# what can i use on fading plastic bumper colour



## skybie (Apr 29, 2012)

I have a T5 transporter and the bumpers have started to fade from a dark grey to a horrible light grey 

I have tried AG bumper cleaner it looked ok for a start but it didn't last anymore that a couple of days.

Anyone any ideas please?


----------



## gregb (Feb 1, 2009)

C4:thumb:


----------



## manor (Apr 17, 2011)

Use Concept Vista or Ultima Tire & Trim.
You can also use a heatgun, but take it East. There are several video clips on Youtube...


----------



## amiller (Jan 1, 2009)

CQuartz or Gtechniq C4


----------



## Jammy J (May 5, 2012)

AF Revive.

http://www.autofinesseuk.com/index.php?route=product/product&product_id=69


----------



## skybie (Apr 29, 2012)

Thanks for all the advice.
Has anyone used Forever black and trim dye kit?


----------



## MirfieldMat (Mar 13, 2011)

Heatgun mate. It is permanent, not a faf to apply like some dressings are, and fantastic value for money as you wont need to buy any more. Then apply a dressing of choice afterwards if you fancy it.

check this thread out


----------



## mattsbmw (Jul 20, 2008)

i would echo the heat gun, then use a dressing with UV protectant regularly.

Matt


----------



## sitalchauhan (Mar 10, 2012)

I have used Forever Black Bumper & Trim Dye and it was excellent!
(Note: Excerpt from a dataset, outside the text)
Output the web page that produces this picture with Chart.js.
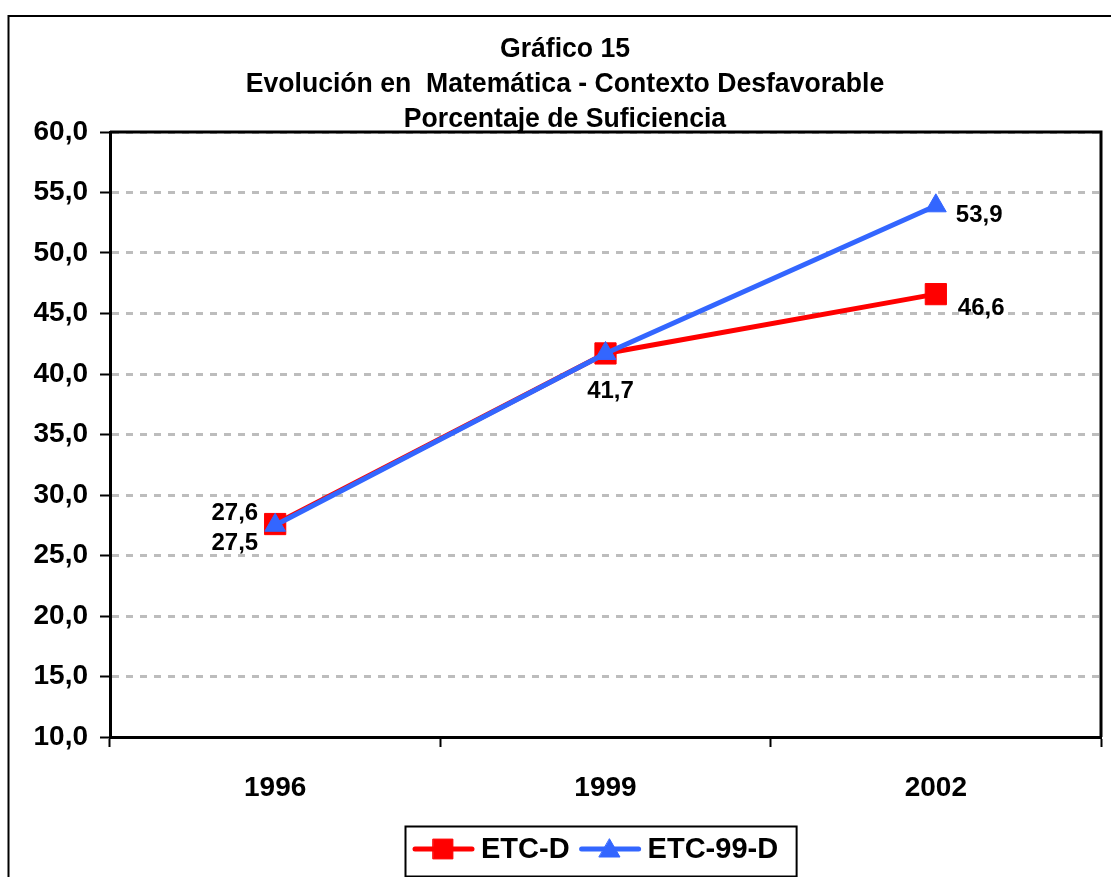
<!DOCTYPE html>
<html>
<head>
<meta charset="utf-8">
<script src="https://cdn.jsdelivr.net/npm/chart.js@4.4.0/dist/chart.umd.min.js"></script>
<style>
  html,body{margin:0;padding:0;background:#fff;overflow:hidden}
  canvas{display:block}
</style>
</head>
<body>
<canvas id="chart" width="1111" height="877"></canvas>
<script>
// Data
const categories = ['1996', '1999', '2002'];
const etcD = [27.6, 41.7, 46.6];
const etc99D = [27.5, 41.7, 53.9];
const seriesNames = ['ETC-D', 'ETC-99-D'];
const titleLines = ['Gráfico 15', 'Evolución en  Matemática - Contexto Desfavorable', 'Porcentaje de Suficiencia'];
const yMin = 10, yMax = 60, yStep = 5;

const FONT = 'Arial, "Liberation Sans", sans-serif';
const RED = '#ff0000', BLUE = '#3366ff';
const fmt = v => v.toFixed(1).replace('.', ',');

// label placement per series / point: [dx, dy, align] or null (hidden)
const labelPlace = [
  [[-17, -11, 'right'], [5, 38, 'center'], [22, 14, 'left']],
  [[-17, 18, 'right'], null, [20, 10, 'left']]
];

// Outer frame, title, plot border
const framePlugin = {
  id: 'frame',
  beforeDraw(chart){
    const {ctx} = chart;
    ctx.save();
    ctx.fillStyle = '#fff';
    ctx.fillRect(0, 0, chart.width, chart.height);
    ctx.strokeStyle = '#000';
    ctx.lineWidth = 2;
    ctx.beginPath();
    ctx.moveTo(8.5, chart.height + 2);
    ctx.lineTo(8.5, 16);
    ctx.lineTo(chart.width + 2, 16);
    ctx.stroke();

    ctx.fillStyle = '#000';
    ctx.textAlign = 'center';
    ctx.textBaseline = 'middle';
    ctx.font = 'bold 28px ' + FONT;
    titleLines.forEach((t, i) => {
      ctx.save();
      ctx.translate(565, 49 + i * 35);
      ctx.scale(0.95, 1);
      ctx.fillText(t, 0, 0);
      ctx.restore();
    });
    ctx.restore();
  },
  beforeDatasetsDraw(chart){
    const {ctx, chartArea:a} = chart;
    ctx.save();
    ctx.strokeStyle = '#000';
    ctx.lineWidth = 3;
    ctx.beginPath();
    ctx.moveTo(a.left, a.top);
    ctx.lineTo(a.right, a.top);
    ctx.lineTo(a.right, a.bottom);
    ctx.stroke();
    ctx.restore();
  }
};

// Data labels
const labelPlugin = {
  id: 'valueLabels',
  afterDatasetsDraw(chart){
    const ctx = chart.ctx;
    ctx.save();
    ctx.fillStyle = '#000';
    ctx.font = 'bold 24px ' + FONT;
    ctx.textBaseline = 'middle';
    chart.data.datasets.forEach((ds, i) => {
      const meta = chart.getDatasetMeta(i);
      meta.data.forEach((pt, j) => {
        const p = labelPlace[i][j];
        if(!p) return;
        ctx.textAlign = p[2];
        ctx.fillText(fmt(ds.data[j]), pt.x + p[0], pt.y + p[1]);
      });
    });
    ctx.restore();
  }
};

// Legend box at the bottom
const legendPlugin = {
  id: 'boxLegend',
  afterDraw(chart){
    const ctx = chart.ctx;
    const left = 405, top = 826, h = 50, cy = 849;
    ctx.save();
    ctx.font = 'bold 29px ' + FONT;
    ctx.textBaseline = 'middle';
    ctx.textAlign = 'left';
    let x = left + 8;
    const items = chart.data.datasets.slice();
    items.sort((a, b) => seriesNames.indexOf(a.label) - seriesNames.indexOf(b.label));
    const parts = [];
    items.forEach((ds, k) => {
      const tw = ctx.measureText(ds.label).width;
      parts.push({ds, x, tw});
      x += 61 + 7 + tw + (k < items.length - 1 ? 10 : 0);
    });
    const w = x + 18 - left;
    ctx.fillStyle = '#fff';
    ctx.fillRect(left, top, w, h);
    ctx.strokeStyle = '#000';
    ctx.lineWidth = 2;
    ctx.strokeRect(left + 0.5, top + 0.5, w, h);
    parts.forEach(({ds, x}) => {
      ctx.strokeStyle = ds.borderColor;
      ctx.lineWidth = 5;
      ctx.lineCap = 'round';
      ctx.beginPath();
      ctx.moveTo(x + 2, cy);
      ctx.lineTo(x + 59, cy);
      ctx.stroke();
      ctx.fillStyle = ds.pointBackgroundColor;
      ctx.strokeStyle = ds.pointBorderColor;
      ctx.lineWidth = 1;
      const r = ds.pointStyle === 'rect' ? 14 : 12;
      Chart.helpers.drawPoint(ctx, {pointStyle: ds.pointStyle, radius: r, borderWidth: 1}, x + 30, ds.pointStyle === 'rect' ? cy : cy + 2);
      ctx.fillStyle = '#000';
      ctx.fillText(ds.label, x + 68, cy + 1);
    });
    ctx.restore();
  }
};

new Chart(document.getElementById('chart'), {
  type: 'line',
  data: {
    labels: categories,
    datasets: [
      {
        label: seriesNames[0], data: etcD, order: 2,
        borderColor: RED, backgroundColor: RED,
        pointBackgroundColor: RED, pointBorderColor: RED,
        borderWidth: 5, pointStyle: 'rect', pointRadius: 15, pointBorderWidth: 1,
        tension: 0, clip: false
      },
      {
        label: seriesNames[1], data: etc99D, order: 1,
        borderColor: BLUE, backgroundColor: BLUE,
        pointBackgroundColor: BLUE, pointBorderColor: BLUE,
        borderWidth: 5, pointStyle: 'triangle', pointRadius: 12, pointBorderWidth: 1,
        tension: 0, clip: false
      }
    ]
  },
  options: {
    responsive: false,
    animation: false,
    events: [],
    layout: {autoPadding: false, padding: {top: 132, left: 0, right: 10, bottom: 0}},
    plugins: {legend: {display: false}, title: {display: false}, tooltip: {enabled: false}},
    scales: {
      x: {
        offset: true,
        grid: {offset: true, drawOnChartArea: false, drawTicks: true, tickLength: 10, tickColor: '#000', tickWidth: 2},
        border: {color: '#000', width: 3},
        ticks: {color: '#000', font: {family: FONT, size: 28, weight: 'bold'}, padding: 24, maxRotation: 0},
        afterFit: s => { s.height = 140; s.paddingLeft = 0; s.paddingRight = 0; }
      },
      y: {
        min: yMin, max: yMax,
        ticks: {stepSize: yStep, callback: v => fmt(v), color: '#000', font: {family: FONT, size: 28, weight: 'bold'}, padding: 12},
        grid: {color: '#bdbdbd', lineWidth: 3, tickColor: '#000', tickWidth: 2, tickLength: 10, tickBorderDash: []},
        border: {color: '#000', width: 3, dash: [7, 7]},
        afterFit: s => { s.width = 110; }
      }
    }
  },
  plugins: [framePlugin, labelPlugin, legendPlugin]
});
</script>
</body>
</html>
I used it on the faded black trim parts of our old BMW E30 and then the next day put a very thin coat of linseed oil. It has now been a year and the trim is still as black as the day I put it on.

Here is the numberplate holder, showing before and after I applied the Forever black.
Before: http://img594.imageshack.us/img594/1309/86499475.jpg
After: http://img840.imageshack.us/img840/5436/54909017.jpg

I have never used either C4 or AF Revive, but they are recommended a lot on these forums. But I think Forever Black Dye is a more permanent solution since it physically dyes the plastic black again.


----------



## Trip tdi (Sep 3, 2008)

^^^ Nice one, that's what I need on my plastics


----------



## Mr Face (Jan 22, 2009)

Does what it says on the tin :thumb:

http://www.detailingworld.co.uk/forum/showthread.php?t=257886


----------



## Tank. (Dec 26, 2011)

yea my dads got a T4 transporter and i tried highstyle on the bumper but it was almost like the plastic just absorbed it and went back to the grey colour again


----------



## skybie (Apr 29, 2012)

Thanks everyone, it has given me a lot to think about and try. The heat gun looks good but just not sure i trust myself with it on my van.
I didn't know there was so many good trim products out there that really do work.
This is such a great forum, thanks DW.


----------